Там в конце возникает очень красивая дуальность. Поразительная развязка. Герой же исчезает. Он же растворяется. Формально он исчезает в Америке – «и следы его… теряются». Он исчезает из этого хода, который он выбирает, он начинает растворяться. Он как бы исчезает и, грубо говоря (это, кстати, к дидактике), непонятно, этот Ангел упал, или взлетел. Он исчезает, но непонятно – вниз или вверх. И в этом смысле, это хитрая Борина страховка от менторства. Во многих художественных произведениях есть туманный финал, открытый финал. Думайте сами – можно так, а можно вот так. Но есть же и еще одно исчезновение – не вверх, не вниз, а из. Герой как бы выпаривается из этого мира. Дальше – из какого «этого»? С одной стороны, из мира армии. Он же демобилизуется. «Записки солдатика»… он перестает быть солдатиком. Это же такая одежка – солдатик – которая тотальна. Она прилеплена к тебе. Ты больше никто. У тебя даже паспорта нет. А потом ты – раз – и другой человек. Я помню этот переход КПП, когда ты демобилизуешься, он реально меняет мир. Это как выйти из тюрьмы, или сесть в тюрьму. Ты реально исчезаешь.

Я приехал в полк свой, где я служил, через пять месяцев после армии, я подошел, я зашел… В эту реку уже не войдешь. Это уже другое. Ты знаешь людей, все еще как бы горячее…

Но роман же вообще не про армию. Я имею в виду этот ход. Вот этот Ангел, обретший ли плоть, обретший ли покой, обретший ли свободу? Неизвестно. Я не знаю, мне очень трудно это выговорить. он гарантирует… Хотя открытый финал он тебе никогда ничего не гарантирует – ведь может быть так, а может быть вот так. Он гарантирует трансформацию. В этом смысле роман очень утверждающий. Не удовлетворяет твое желание сбежать из этого мира – его, кстати, можно и так прочесть. «Смотрите фильм «Секрет», визуализируйте, окажетесь на большой вилле. Вот то же самое – делайте так, окажетесь в другом месте». Роман мир меняет. Ты можешь мир изменить, и не понятно кто ты – либо ангел, либо мир поменялся, и теперь этот мир ангела не различает. Он стал Неуловимым Джо, или там невидимкой, видимкой. Непонятно, кто утек – Ангел вверх, вниз, либо мир. При этом есть падение, но это падение очень нерусское. Я даже не про алкоголь и наркотики и не про свальный грех в ажиотаже саморазрушения. Вот оно какое-то «не русское» – пишется отдельно. Самопадение. Оно поразительным образом не педалируется. Оно там есть, оно очень важное, и оно точное.
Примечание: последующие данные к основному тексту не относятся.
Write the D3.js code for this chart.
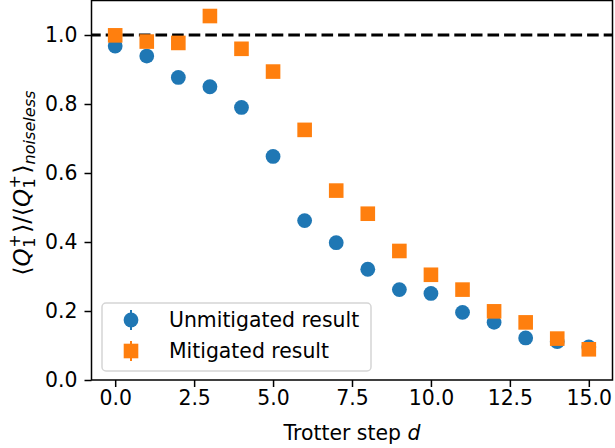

Падение? Да. Честно? Честно. Ну, а глубина падения?.. Никакой. Это очень человечно. А еще очень верно, в плоти романа, это падение органично и верно – в пропорции. Очень не по-русски, и это хорошо.

На мой взгляд, эта книга не для перечитывания, но она для перелистывания точно, но какие-то вещи я бы перечитал, кусочки. Возможно, я бы не перечитывал эту книжку, но я бы ее полистал сейчас с большим удовольствием. Вообще-то, целиком книжки я очень редко перечитываю.